Many of these challenges involve making the transition from fee-based services to more value-based care methods, which is something the entire healthcare industry as a whole is working towards. Making this shift requires providers to adjusts their workflows and communication strategies to be more team-centered.
The shift also involves changing the way providers are reimbursed as well as who can reimburse, because in population health programs the services can be more decentralized (with nurses, behavioral health specialists, and PA’s playing a more significant role).

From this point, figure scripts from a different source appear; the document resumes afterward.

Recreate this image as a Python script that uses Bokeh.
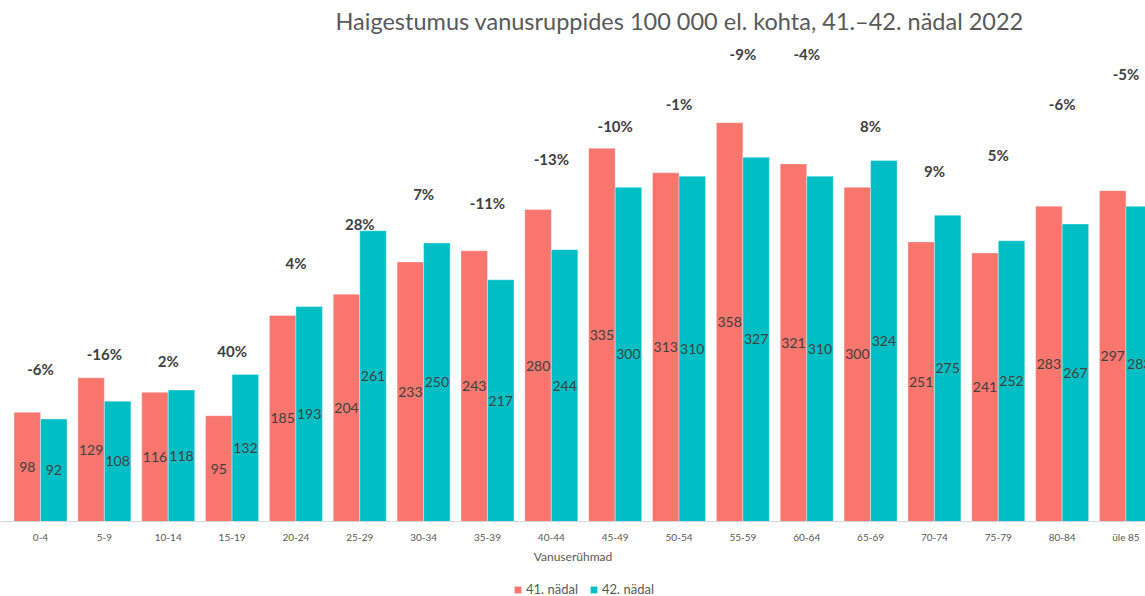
from bokeh.plotting import figure
from bokeh.models import ColumnDataSource, Range1d, Legend, LegendItem, FixedTicker
from bokeh.core.properties import value
from bokeh.embed import file_html
from bokeh.resources import INLINE

# ---- data ----
categories = ["0-4", "5-9", "10-14", "15-19", "20-24", "25-29", "30-34", "35-39", "40-44",
              "45-49", "50-54", "55-59", "60-64", "65-69", "70-74", "75-79", "80-84", "üle 85"]
week41 = [98, 129, 116, 95, 185, 204, 233, 243, 280, 335, 313, 358, 321, 300, 251, 241, 283, 297]
week42 = [92, 108, 118, 132, 193, 261, 250, 217, 244, 300, 310, 327, 310, 324, 275, 252, 267, 283]
change_pct = [-6, -16, 2, 40, 4, 28, 7, -11, -13, -10, -1, -9, -4, 8, 9, 5, -6, -5]
# level (in incidence units) of the hidden series that carries the change labels
change_label_level = [137, 150, 144, 153, 232, 267, 294, 286, 325, 355, 375, 420, 420, 355, 315, 329, 375, 402]
series_names = ["41. nädal", "42. nädal"]
title_text = "Haigestumus vanusruppides 100 000 el. kohta, 41.–42. nädal 2022"
x_title = "Vanuserühmad"

# ---- style ----
FONT = "Lato"
C41 = "#F8766D"
C42 = "#00BFC4"
W, H = 1145, 596
TOP = 41            # px reserved for the title
BASE = 521          # px from top where the value axis is zero
PX_PER_UNIT = 1.114
PX_PER_CAT = 63.85
LEFT_PAD = 8.1
BAR_W = 0.415

idx = list(range(len(categories)))
src = ColumnDataSource(dict(
    x41=[i - BAR_W / 2 for i in idx],
    x42=[i + BAR_W / 2 for i in idx],
    v41=week41,
    v42=week42,
    m41=[v / 2 for v in week41],
    m42=[v / 2 for v in week42],
    t41=[str(v) for v in week41],
    t42=[str(v) for v in week42],
))
psrc = ColumnDataSource(dict(
    x=idx,
    y=change_label_level,
    t=[f"{v}%" for v in change_pct],
))

x0 = -0.5 - LEFT_PAD / PX_PER_CAT
y0 = -(H - BASE) / PX_PER_UNIT
y1 = (BASE - TOP) / PX_PER_UNIT
p = figure(width=W, height=H, output_backend="svg", toolbar_location=None,
           x_range=Range1d(x0, x0 + W / PX_PER_CAT), y_range=Range1d(y0, y1),
           y_axis_location=None,
           min_border_left=0, min_border_right=0, min_border_top=TOP, min_border_bottom=0,
           title=title_text)

p.title.align = "left"
p.title.offset = 335
p.title.vertical_align = "top"
p.title.text_font = FONT
p.title.text_font_size = "23.5px"
p.title.text_font_style = "normal"
p.title.text_color = "#595959"
p.title.standoff = 10

p.outline_line_color = None
p.xgrid.visible = False
p.ygrid.visible = False

r41 = p.vbar(x="x41", top="v41", bottom=0, width=BAR_W, source=src, fill_color=C41,
             line_color="white", line_alpha=0.35, line_width=1)
r42 = p.vbar(x="x42", top="v42", bottom=0, width=BAR_W, source=src, fill_color=C42,
             line_color="white", line_alpha=0.35, line_width=1)

p.text(x="x41", y="m41", text="t41", source=src, text_align="center", text_baseline="middle",
       text_font=value(FONT), text_font_size="14px", text_color="#404040")
p.text(x="x42", y="m42", text="t42", source=src, text_align="center", text_baseline="middle",
       text_font=value(FONT), text_font_size="14px", text_color="#404040")
p.text(x="x", y="y", text="t", source=psrc, text_align="center", text_baseline="middle",
       text_font=value(FONT), text_font_size="15px", text_font_style="bold", text_color="#404040")

ax = p.xaxis[0]
ax.fixed_location = 0
ax.ticker = FixedTicker(ticks=idx)
ax.major_label_overrides = {i: c for i, c in enumerate(categories)}
ax.major_tick_in = 0
ax.major_tick_out = 0
ax.minor_tick_in = 0
ax.minor_tick_out = 0
ax.axis_line_color = "#D9D9D9"
ax.major_label_standoff = 9
ax.major_label_text_font = FONT
ax.major_label_text_font_size = "10px"
ax.major_label_text_color = "#595959"
ax.axis_label = x_title
ax.axis_label_standoff = 3
ax.axis_label_text_font = FONT
ax.axis_label_text_font_size = "12px"
ax.axis_label_text_font_style = "normal"
ax.axis_label_text_color = "#595959"

legend = Legend(items=[LegendItem(label=series_names[0], renderers=[r41]),
                       LegendItem(label=series_names[1], renderers=[r42])],
                orientation="horizontal", location=(513, -1),
                glyph_width=9, glyph_height=9, label_height=14, label_standoff=4, spacing=11,
                padding=0, margin=0, border_line_color=None, background_fill_alpha=0,
                label_text_font=FONT, label_text_font_size="13px", label_text_color="#595959")
p.add_layout(legend)

open("out.html", "w").write(file_html(p, INLINE))
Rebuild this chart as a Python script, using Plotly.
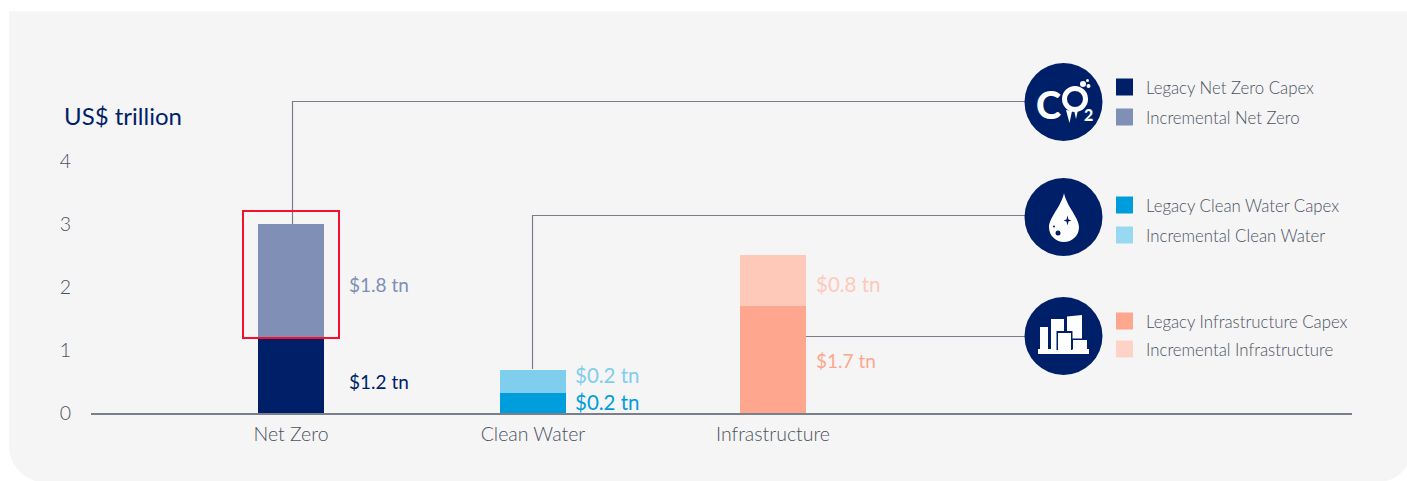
import plotly.graph_objects as go

# ---------- data ----------
categories = ["Net Zero", "Clean Water", "Infrastructure"]
x_positions = [0, 1.004, 2]
legacy_values = [1.2, 0.32, 1.7]
incremental_values = [1.8, 0.37, 0.81]
legacy_names = ["Legacy Net Zero Capex", "Legacy Clean Water Capex", "Legacy Infrastructure Capex"]
incremental_names = ["Incremental Net Zero", "Incremental Clean Water", "Incremental Infrastructure"]
legacy_colors = ["#001F69", "#009DDC", "#FFA68F"]
incremental_colors = ["#808FB5", "#80CEEE", "#FFC9BA"]
legacy_legend_colors = ["#001F69", "#009DDC", "#FFA68F"]
incremental_legend_colors = ["#808FB5", "#99D8F1", "#FFD2C7"]
legacy_labels = ["$1.2 tn", "$0.2 tn", "$1.7 tn"]
incremental_labels = ["$1.8 tn", "$0.2 tn", "$0.8 tn"]
legacy_label_y = [0.5, 0.17, 0.84]
incremental_label_y = [2.04, 0.6, 2.04]
legacy_label_sizes = [19, 20.5, 19]
incremental_label_sizes = [19, 20.5, 20.5]
y_ticks = [0, 1, 2, 3, 4]

W, H = 1407, 481
L, R, T, B = 91, 1352, 100, 413
FONT = "Lato"
NAVY = "#001F69"
GREY = "#4C5262"
LINE = "#7A7F8C"
PANEL = "#F5F5F5"


def px(x):
    return (x - L) / (R - L)


def py(y):
    return (B - y) / (B - T)


def path(cmds):
    out = []
    for c in cmds:
        out.append(c if isinstance(c, str) else f"{px(c[0]):.6f},{py(c[1]):.6f}")
    return " ".join(out)


shapes = []


def pshape(kind, x0, y0, x1, y1, **kw):
    shapes.append(dict(type=kind, xref="paper", yref="paper", x0=px(x0), x1=px(x1),
                       y0=py(y0), y1=py(y1), **kw))


def ppath(cmds, **kw):
    shapes.append(dict(type="path", xref="paper", yref="paper", path=path(cmds), **kw))


# panel: square top, large rounded bottom corners running past the page edge
rad, k = 37, 0.5523 * 37
left, top, right, bottom = 9, 11.5, 1413, 482.5
ppath(["M", (left, top), "L", (right, top), "L", (right, bottom - rad),
       "C", (right, bottom - rad + k), (right - rad + k, bottom), (right - rad, bottom),
       "L", (left + rad, bottom),
       "C", (left + rad - k, bottom), (left, bottom - rad + k), (left, bottom - rad), "Z"],
      fillcolor=PANEL, line_width=0, layer="below")

fig = go.Figure()
for i, cat in enumerate(categories):
    fig.add_bar(x=[x_positions[i]], y=[legacy_values[i]], name=legacy_names[i],
                marker=dict(color=legacy_colors[i], line_width=0), width=0.274)
    fig.add_bar(x=[x_positions[i]], y=[incremental_values[i]], name=incremental_names[i],
                marker=dict(color=incremental_colors[i], line_width=0), width=0.274)

# connectors
line = dict(color=LINE, width=1.2)
for pts in ([(292.5, 224), (292.5, 101.5), (1030, 101.5)],
            [(532.5, 369), (532.5, 215.5), (1030, 215.5)],
            [(806, 336.5), (1030, 336.5)]):
    cmds = []
    for i, p in enumerate(pts):
        cmds += ["M" if i == 0 else "L", p]
    ppath(cmds, line=line, layer="below")

# highlight rectangle
pshape("rect", 243, 211, 339, 338, line=dict(color="#F5102D", width=2))

# icon discs
for cx, cy in [(1063.5, 102), (1063.5, 217), (1063.5, 336)]:
    pshape("circle", cx - 39, cy - 39, cx + 39, cy + 39, fillcolor=NAVY, line_width=0)

# droplet
cx = 1064
ppath(["M", (cx, 193), "C", (cx - 2, 205), (cx - 15, 218), (cx - 15, 227),
       "C", (cx - 15, 236), (cx - 8, 242), (cx, 242),
       "C", (cx + 8, 242), (cx + 15, 236), (cx + 15, 227),
       "C", (cx + 15, 218), (cx + 2, 205), (cx, 193), "Z"], fillcolor="white", line_width=0)
pshape("circle", 1055.5, 230.5, 1060.5, 235.5, fillcolor=NAVY, line_width=0)
pshape("circle", 1053, 225.5, 1055, 227.5, fillcolor=NAVY, line_width=0)
sx, sy = 1067.5, 220.5
ppath(["M", (sx, sy - 5), "L", (sx + 1, sy - 1), "L", (sx + 4, sy), "L", (sx + 1, sy + 1), "L", (sx, sy + 5),
       "L", (sx - 1, sy + 1), "L", (sx - 4, sy), "L", (sx - 1, sy - 1), "Z"], fillcolor=NAVY, line_width=0)

# city
for x0, y0, x1, y1 in [(1038, 349, 1089, 354), (1040, 327, 1048, 350), (1051, 319, 1064, 350),
                        (1073, 340, 1087, 350)]:
    pshape("rect", x0, y0, x1, y1, fillcolor="white", line_width=0)
ppath(["M", (1067, 316.5), "L", (1082, 315), "L", (1082, 338.5), "L", (1067, 338.5), "Z"],
      fillcolor="white", line_width=0)
pshape("rect", 1056.5, 331, 1072.5, 350, fillcolor=NAVY, line_width=0)
pshape("rect", 1058, 333, 1071, 350, fillcolor="white", line_width=0)

# CO2 ring, bubbles and drips
for bx, by, br in [(1083, 84, 3), (1087.5, 80.5, 1.5), (1088.5, 86, 2)]:
    pshape("circle", bx - br, by - br, bx + br, by + br, fillcolor="white", line_width=0)
pshape("circle", 1064.5, 88.5, 1085.5, 109.5, line=dict(color="white", width=5))
ppath(["M", (1066, 110), "L", (1072, 111), "L", (1069.5, 123), "Z"], fillcolor="white", line_width=0)
ppath(["M", (1074, 110), "L", (1078, 110), "L", (1076, 119), "Z"], fillcolor="white", line_width=0)

annotations = []


def text(x, y, s, size, color, weight=400):
    annotations.append(dict(x=px(x), y=py(y), xref="paper", yref="paper", text=s, showarrow=False,
                            xanchor="left", yanchor="middle", align="left",
                            font=dict(family=FONT, size=size, color=color, weight=weight)))


annotations.append(dict(x=px(1048), y=py(103.5), xref="paper", yref="paper", text="C", showarrow=False,
                        xanchor="center", yanchor="middle",
                        font=dict(family=FONT, size=38, color="white", weight=900)))
annotations.append(dict(x=px(1088), y=py(115), xref="paper", yref="paper", text="2", showarrow=False,
                        xanchor="center", yanchor="middle",
                        font=dict(family=FONT, size=16, color="white", weight=900)))

# legends
legacy_rows = [87, 205, 321]
incremental_rows = [117, 235, 349]
for i in range(3):
    for ly, nm, col in ((legacy_rows[i], legacy_names[i], legacy_legend_colors[i]),
                        (incremental_rows[i], incremental_names[i], incremental_legend_colors[i])):
        pshape("rect", 1116, ly - 8.5, 1133, ly + 8.5, fillcolor=col, line_width=0)
        text(1144, ly, nm, 16.8, GREY, 300)

# value labels
shifts = [23, 7, 8]
for i in range(3):
    for s, yv, col, sz in ((legacy_labels[i], legacy_label_y[i], legacy_colors[i], legacy_label_sizes[i]),
                           (incremental_labels[i], incremental_label_y[i], incremental_colors[i],
                            incremental_label_sizes[i])):
        annotations.append(dict(x=x_positions[i] + 0.137, y=yv, xref="x", yref="y", text=s, showarrow=False,
                                xanchor="left", yanchor="middle", xshift=shifts[i],
                                font=dict(family=FONT, size=sz, color=col)))

text(62, 115.5, "US$ trillion", 24, NAVY)

fig.update_layout(
    width=W, height=H, autosize=False,
    barmode="stack", showlegend=False,
    paper_bgcolor="white", plot_bgcolor="rgba(0,0,0,0)",
    margin=dict(l=L, r=W - R, t=T, b=H - B, pad=0),
    shapes=shapes,
    annotations=annotations,
    font=dict(family=FONT, color=GREY),
    xaxis=dict(range=[(L - 291) / 241, (R - 291) / 241], tickvals=x_positions, ticktext=categories,
               showgrid=False, zeroline=False, showline=True, linecolor=LINE, linewidth=2,
               ticks="", tickfont=dict(family=FONT, size=19.5, color=GREY, weight=300), ticklabelstandoff=3),
    yaxis=dict(range=[0, (B - T) / 63], tickvals=y_ticks, showgrid=False, zeroline=False,
               showline=False, ticks="", tickfont=dict(family=FONT, size=19.5, color=GREY, weight=300),
               ticklabelstandoff=19),
)
fig.write_html("out.html", config=dict(displayModeBar=False),
               post_script="document.body.style.margin='0';document.body.style.overflow='hidden';")
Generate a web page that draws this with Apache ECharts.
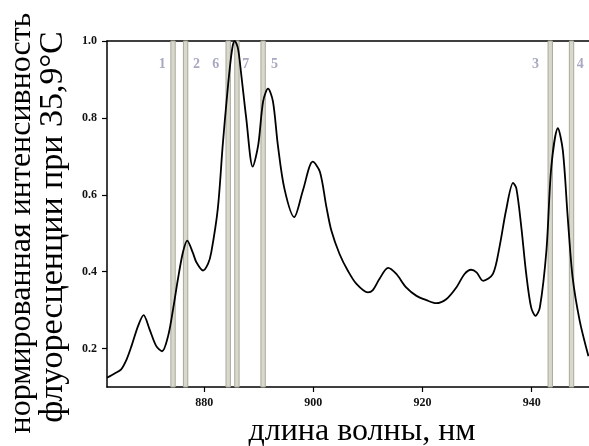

Another group of challenges listed above has to do with changing and understanding technology and data systems. To successfully implement population health practices, there needs to be a higher amount of data taken and analyzed, and this data needs to be easily accessible for providers.
In a recent poll conducted by HIMSS, 67% of organizations practice some form of population management, but only 25% of these institutions have implemented any technology to process population health analytics effectively. It is worth mentioning that over 80% of the polled organizations maintain chronic conditions and wellness services.
How Population Health Management Can Help Practices
One medical center that has proven success using the population health model is the Physicians Medical Center (PMS) in McMinnville, Oregon. PMC successfully used a population health program that changed the way it approached diabetes. PMC has 22 providers, including physicians, behaviorists, pharmacists, nutritionists, and diabetes educators. This team serves 25,000 patients annually. They started their population health program by using a smaller, specified group of 846 patients with diabetes.
PMC started using a population healthcare model when it accepted the Comprehensive Primary Care Initiative (CPCi), a four-year, multi-payer pilot meant to strengthen their level of care while also incentivizing provider participants. PMC quickly realized that their resources and staff levels were insufficient to support the transition to a population health model, so it made some changes. They got buy-in from providers by presenting them with convincing data that pinpointed the areas requiring intervention.
Over the course of seven years, PMC administrators made the following organizational changes to meet population health goals:
- Enhance outreach responsibility for patients who are past due for services
- Assign every patient to a primary care provider
- Hire an extended care management team
- Stratify patients based on risk levels
- Create care plans for high-risk and rising-risk patients
- Manage transitional care services for patients discharged from the ED or hospital
- Implement new workflows and a team-based care model
- Share decision-making with patients
- Institute a patient/family advisory council
Population Health & Centricity Practice Solution
PMC also used Quatris Healthco’s Centricity Practice Solution to gain data from the practice’s electronic medical records for population health. The staff used Quatris Healthco’s system to combine patient records with treatment guidelines to create a comprehensive patient profile. This increase in automation helped the providers spend less time on paperwork and increased their level of care for patients.
In a six-month population health pilot of 846 diabetes patients, PMC achieved the following outcomes:
- Doubled utilization of diabetes educators from 27 percent to 54 percent
- Reduced the number of patients with A1C higher than 9% by 30%, from 23% to 16%
- Decreased the number of patients past due for office visits or labs by 33% from 45% to 30%
- Rolled out the population health program to the remaining diabetes patients
- Added a retinal eye exam at the point of care
PMC, with the assistance of Quatris Healthco, demonstrated that with the right tools, data, and management, population health models can be successful and increase the quality of services for people with chronic illnesses.